Microsoft today released a massive update to Bing that surfaces various new types of content directly in search results. The list includes TED talks, famous speeches, national anthems, online courses, university comparisons, scientific concepts, historic events, related people, animal subspecies, as well as app and software downloads.
Here’s a quick rundown of all these new features:
- TED Talks: If you search for someone who has given a TED talk, Microsoft will surface it in Bing’s Snapshot pane.
- Famous speeches and national anthems: Bing will now present influential audio clips delivered by famous people directly in the Snapshot pane.
- Online Courses: Search for a university, and Bing will show popular online courses directly in the search results.
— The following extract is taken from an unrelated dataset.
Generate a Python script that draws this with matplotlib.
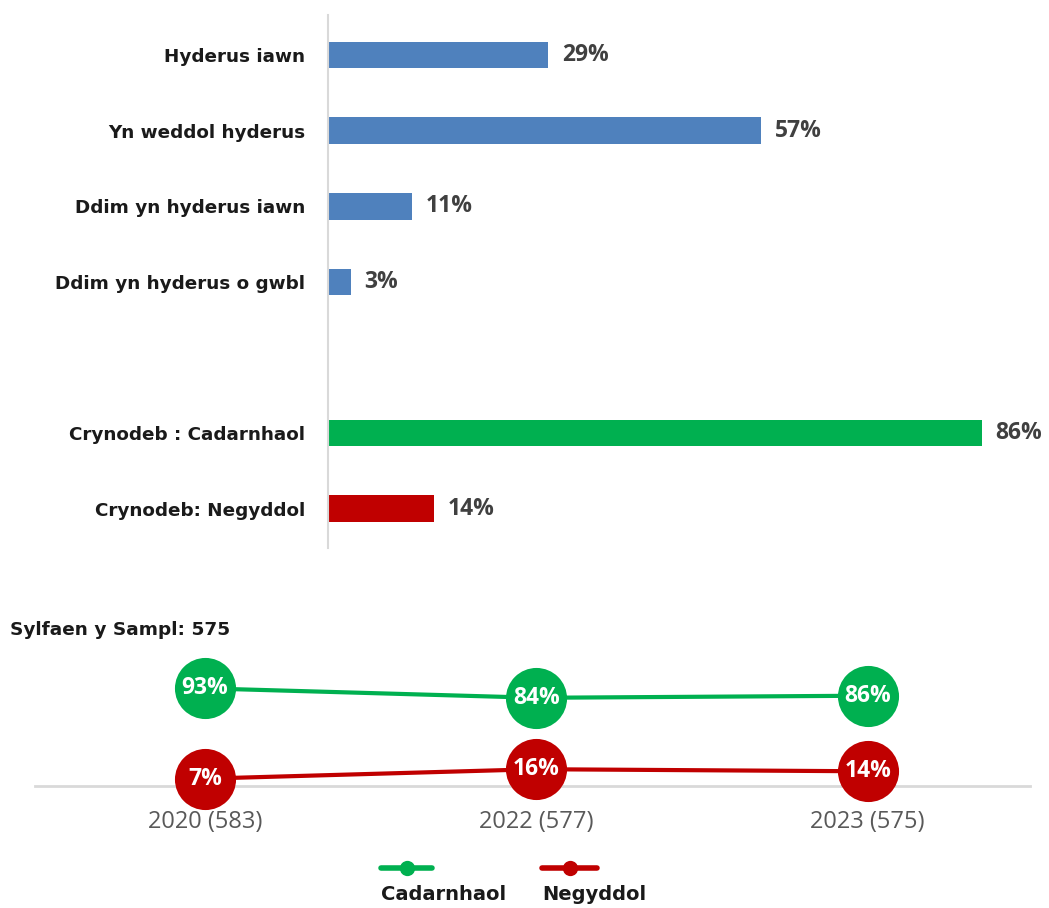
import matplotlib
matplotlib.use("Agg")
import matplotlib.pyplot as plt
from matplotlib.lines import Line2D

categories = ["Hyderus iawn", "Yn weddol hyderus", "Ddim yn hyderus iawn",
              "Ddim yn hyderus o gwbl", "", "Crynodeb : Cadarnhaol", "Crynodeb: Negyddol"]
values = [29, 57, 11, 3, None, 86, 14]
bar_colors = ["#4F81BD", "#4F81BD", "#4F81BD", "#4F81BD", None, "#00B050", "#C00000"]

years = ["2020 (583)", "2022 (577)", "2023 (575)"]
positive = [93, 84, 86]
negative = [7, 16, 14]
series_names = ["Cadarnhaol", "Negyddol"]
base_label = "Sylfaen y Sampl: 575"

GREEN = "#00B050"
RED = "#C00000"
W, H = 1049, 908
LABEL_FONT = ['DejaVu Sans']
NUM_FONT = ['Open Sans', 'DejaVu Sans']

plt.rcParams['font.family'] = NUM_FONT
fig = plt.figure(figsize=(W / 100, H / 100), dpi=100)

def px_axes(x0, y0, x1, y1):
    return fig.add_axes([x0 / W, 1 - y1 / H, (x1 - x0) / W, (y1 - y0) / H])

# ---- top bar chart ----
ax = px_axes(328, 15, 1049, 548)
pos = list(range(len(categories)))
for p, v, c in zip(pos, values, bar_colors):
    if v is None:
        continue
    ax.barh(p, v, height=0.35, color=c, edgecolor="none")
    ax.text(v + 1.8, p, f"{v}%", va="center", ha="left", fontsize=16.5,
            fontweight="bold", color="#404040", family=NUM_FONT)
ax.set_xlim(0, (1049 - 328) / 7.6)
ax.set_ylim(6.52, -0.53)
ax.set_yticks([p for p, v in zip(pos, values) if v is not None])
ax.set_yticklabels([c for c, v in zip(categories, values) if v is not None],
                   fontsize=13.2, fontweight="bold", color="#1a1a1a", family=LABEL_FONT)
ax.tick_params(axis="y", length=0, pad=16.5)
ax.set_xticks([])
for s in ["top", "right", "bottom"]:
    ax.spines[s].set_visible(False)
ax.spines["left"].set_color("#D9D9D9")
ax.spines["left"].set_linewidth(1.5)

# ---- bottom line chart ----
fig.text(10 / W, 1 - 630 / H, base_label, fontsize=13.3, fontweight="bold",
         color="#1a1a1a", va="center", ha="left", family=LABEL_FONT)

ax2 = px_axes(35, 640, 1030, 786)
x = list(range(len(years)))
ax2.plot(x, positive, color=GREEN, lw=3, marker="o", ms=44, mec="none", clip_on=False, zorder=3)
ax2.plot(x, negative, color=RED, lw=3, marker="o", ms=44, mec="none", clip_on=False, zorder=3)
for xi, v in zip(x, positive):
    ax2.text(xi, v, f"{v}%", ha="center", va="center", color="white",
             fontsize=16.5, fontweight="bold", zorder=4)
for xi, v in zip(x, negative):
    ax2.text(xi, v, f"{v}%", ha="center", va="center", color="white",
             fontsize=16.5, fontweight="bold", zorder=4)
ax2.set_xlim(-0.513, 2.49)
ax2.set_ylim(0, (786 - 640) / 1.05)
ax2.set_xticks(x)
ax2.set_xticklabels(years, fontsize=17, color="#595959")
ax2.tick_params(axis="x", length=0, pad=17)
ax2.set_yticks([])
for s in ["top", "right", "left"]:
    ax2.spines[s].set_visible(False)
ax2.spines["bottom"].set_color("#D9D9D9")
ax2.spines["bottom"].set_linewidth(2)
ax2.spines["bottom"].set_zorder(1)
ax2.patch.set_visible(False)

# ---- legend ----
for (x0, x1), col, name in zip([(381, 432), (542, 597)], [GREEN, RED], series_names):
    yl = 1 - 868 / H
    fig.add_artist(Line2D([x0 / W, x1 / W], [yl, yl], color=col, lw=4,
                          solid_capstyle="round"))
    fig.add_artist(Line2D([(x0 + x1) / 2 / W], [yl], color=col, marker="o", ms=11, mec="none"))
    fig.text(x0 / W, 1 - 895 / H, name, fontsize=14, fontweight="bold",
             color="#1a1a1a", va="center", ha="left", family=LABEL_FONT)

fig.savefig("out.png", dpi=100)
- See How Universities Stack Up: Bing now provides the ranking and other information of top schools right in the Snapshot pane.
- Scientific Concepts: Enter in a scientific theory and Bing will highlight a snippet in the search results.
- Historic Events: Bing will now provide a short summary, related people, important dates, and links to learn more after you enter in a historic event or era.
- Related People: You can now see a “why” people are related by hovering over the images.
- Animal Research: If you’re searching for animals, Bing will show you relevant subspecies so you can quickly narrow down your search.
The technology behind this effort is called Satori (which means understanding in Japanese). It works similar to Google’s Knowledge Graph: over time, Satori learns to understand the Web by growing its knowledge across billions of entities and relationships.
It’s worth noting that this extends to asking and answering questions. Just like Google, Microsoft incorporates natural language understanding, so Bing can answer questions right in the search results, and also show you pertinent information on the right-hand side.
This is the type of information that Microsoft needs to accumulate before it can offer the same type of search experience that Apple and Google offer on their mobile devices (it’s called Cortana in case you’re wondering). People increasingly want more than just search results: they want answers to their questions.